RECORDED INFORMATION:
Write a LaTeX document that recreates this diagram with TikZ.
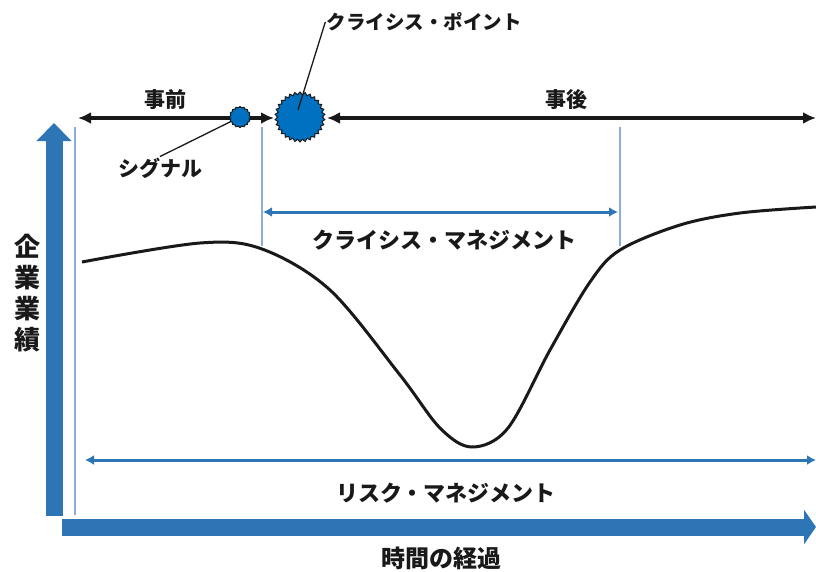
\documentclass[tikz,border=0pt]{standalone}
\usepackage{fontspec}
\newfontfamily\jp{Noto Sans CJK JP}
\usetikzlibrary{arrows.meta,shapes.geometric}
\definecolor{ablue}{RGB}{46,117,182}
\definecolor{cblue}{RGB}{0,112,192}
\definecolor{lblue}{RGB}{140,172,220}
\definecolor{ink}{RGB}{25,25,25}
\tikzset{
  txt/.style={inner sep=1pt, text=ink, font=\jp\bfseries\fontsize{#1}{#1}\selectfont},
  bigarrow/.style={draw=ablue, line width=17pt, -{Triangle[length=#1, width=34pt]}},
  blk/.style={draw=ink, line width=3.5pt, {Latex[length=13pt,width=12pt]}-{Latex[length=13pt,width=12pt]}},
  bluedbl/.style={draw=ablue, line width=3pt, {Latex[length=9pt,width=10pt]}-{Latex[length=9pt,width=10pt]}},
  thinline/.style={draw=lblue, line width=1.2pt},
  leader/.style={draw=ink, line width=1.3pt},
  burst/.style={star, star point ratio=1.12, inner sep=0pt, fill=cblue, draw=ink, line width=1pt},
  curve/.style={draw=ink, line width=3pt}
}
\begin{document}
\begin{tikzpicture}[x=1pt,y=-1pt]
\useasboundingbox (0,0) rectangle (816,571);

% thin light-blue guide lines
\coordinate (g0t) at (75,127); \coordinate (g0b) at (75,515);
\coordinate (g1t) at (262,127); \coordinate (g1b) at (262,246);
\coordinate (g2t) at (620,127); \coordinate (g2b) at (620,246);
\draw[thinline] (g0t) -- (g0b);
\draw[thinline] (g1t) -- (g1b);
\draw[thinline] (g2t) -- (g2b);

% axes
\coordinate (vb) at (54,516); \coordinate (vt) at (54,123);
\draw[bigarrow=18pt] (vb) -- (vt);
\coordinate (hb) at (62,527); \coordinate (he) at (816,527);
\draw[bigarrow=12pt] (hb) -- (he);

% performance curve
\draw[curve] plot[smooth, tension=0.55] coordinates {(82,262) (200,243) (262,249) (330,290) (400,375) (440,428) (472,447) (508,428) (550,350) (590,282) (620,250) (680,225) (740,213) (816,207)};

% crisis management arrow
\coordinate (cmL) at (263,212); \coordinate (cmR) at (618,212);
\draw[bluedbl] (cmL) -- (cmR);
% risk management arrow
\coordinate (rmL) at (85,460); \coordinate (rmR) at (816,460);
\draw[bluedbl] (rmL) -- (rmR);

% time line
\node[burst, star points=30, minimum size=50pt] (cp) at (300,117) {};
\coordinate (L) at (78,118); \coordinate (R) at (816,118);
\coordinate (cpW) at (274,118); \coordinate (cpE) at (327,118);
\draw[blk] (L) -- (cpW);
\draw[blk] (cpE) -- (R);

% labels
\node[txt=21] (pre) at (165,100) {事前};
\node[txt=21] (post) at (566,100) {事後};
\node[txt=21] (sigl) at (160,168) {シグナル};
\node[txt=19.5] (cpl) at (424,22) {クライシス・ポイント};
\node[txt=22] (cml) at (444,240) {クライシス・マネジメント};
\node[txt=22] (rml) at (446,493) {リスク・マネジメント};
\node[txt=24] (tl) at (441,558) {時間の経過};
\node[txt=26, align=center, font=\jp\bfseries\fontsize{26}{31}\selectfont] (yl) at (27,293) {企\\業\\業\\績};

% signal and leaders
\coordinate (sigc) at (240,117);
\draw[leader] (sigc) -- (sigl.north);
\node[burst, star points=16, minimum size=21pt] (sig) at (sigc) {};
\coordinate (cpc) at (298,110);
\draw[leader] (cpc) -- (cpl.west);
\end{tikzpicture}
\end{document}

TASK DESCRIPTION:
Copy the whole listing above word for word but do not carry over the pictures.

RESPONSE FOR THIS EXERCISE:
Write a LaTeX document that recreates this diagram with TikZ.
\documentclass[tikz,border=0pt]{standalone}
\usepackage{fontspec}
\newfontfamily\jp{Noto Sans CJK JP}
\usetikzlibrary{arrows.meta,shapes.geometric}
\definecolor{ablue}{RGB}{46,117,182}
\definecolor{cblue}{RGB}{0,112,192}
\definecolor{lblue}{RGB}{140,172,220}
\definecolor{ink}{RGB}{25,25,25}
\tikzset{
  txt/.style={inner sep=1pt, text=ink, font=\jp\bfseries\fontsize{#1}{#1}\selectfont},
  bigarrow/.style={draw=ablue, line width=17pt, -{Triangle[length=#1, width=34pt]}},
  blk/.style={draw=ink, line width=3.5pt, {Latex[length=13pt,width=12pt]}-{Latex[length=13pt,width=12pt]}},
  bluedbl/.style={draw=ablue, line width=3pt, {Latex[length=9pt,width=10pt]}-{Latex[length=9pt,width=10pt]}},
  thinline/.style={draw=lblue, line width=1.2pt},
  leader/.style={draw=ink, line width=1.3pt},
  burst/.style={star, star point ratio=1.12, inner sep=0pt, fill=cblue, draw=ink, line width=1pt},
  curve/.style={draw=ink, line width=3pt}
}
\begin{document}
\begin{tikzpicture}[x=1pt,y=-1pt]
\useasboundingbox (0,0) rectangle (816,571);

% thin light-blue guide lines
\coordinate (g0t) at (75,127); \coordinate (g0b) at (75,515);
\coordinate (g1t) at (262,127); \coordinate (g1b) at (262,246);
\coordinate (g2t) at (620,127); \coordinate (g2b) at (620,246);
\draw[thinline] (g0t) -- (g0b);
\draw[thinline] (g1t) -- (g1b);
\draw[thinline] (g2t) -- (g2b);

% axes
\coordinate (vb) at (54,516); \coordinate (vt) at (54,123);
\draw[bigarrow=18pt] (vb) -- (vt);
\coordinate (hb) at (62,527); \coordinate (he) at (816,527);
\draw[bigarrow=12pt] (hb) -- (he);

% performance curve
\draw[curve] plot[smooth, tension=0.55] coordinates {(82,262) (200,243) (262,249) (330,290) (400,375) (440,428) (472,447) (508,428) (550,350) (590,282) (620,250) (680,225) (740,213) (816,207)};

% crisis management arrow
\coordinate (cmL) at (263,212); \coordinate (cmR) at (618,212);
\draw[bluedbl] (cmL) -- (cmR);
% risk management arrow
\coordinate (rmL) at (85,460); \coordinate (rmR) at (816,460);
\draw[bluedbl] (rmL) -- (rmR);

% time line
\node[burst, star points=30, minimum size=50pt] (cp) at (300,117) {};
\coordinate (L) at (78,118); \coordinate (R) at (816,118);
\coordinate (cpW) at (274,118); \coordinate (cpE) at (327,118);
\draw[blk] (L) -- (cpW);
\draw[blk] (cpE) -- (R);

% labels
\node[txt=21] (pre) at (165,100) {事前};
\node[txt=21] (post) at (566,100) {事後};
\node[txt=21] (sigl) at (160,168) {シグナル};
\node[txt=19.5] (cpl) at (424,22) {クライシス・ポイント};
\node[txt=22] (cml) at (444,240) {クライシス・マネジメント};
\node[txt=22] (rml) at (446,493) {リスク・マネジメント};
\node[txt=24] (tl) at (441,558) {時間の経過};
\node[txt=26, align=center, font=\jp\bfseries\fontsize{26}{31}\selectfont] (yl) at (27,293) {企\\業\\業\\績};

% signal and leaders
\coordinate (sigc) at (240,117);
\draw[leader] (sigc) -- (sigl.north);
\node[burst, star points=16, minimum size=21pt] (sig) at (sigc) {};
\coordinate (cpc) at (298,110);
\draw[leader] (cpc) -- (cpl.west);
\end{tikzpicture}
\end{document}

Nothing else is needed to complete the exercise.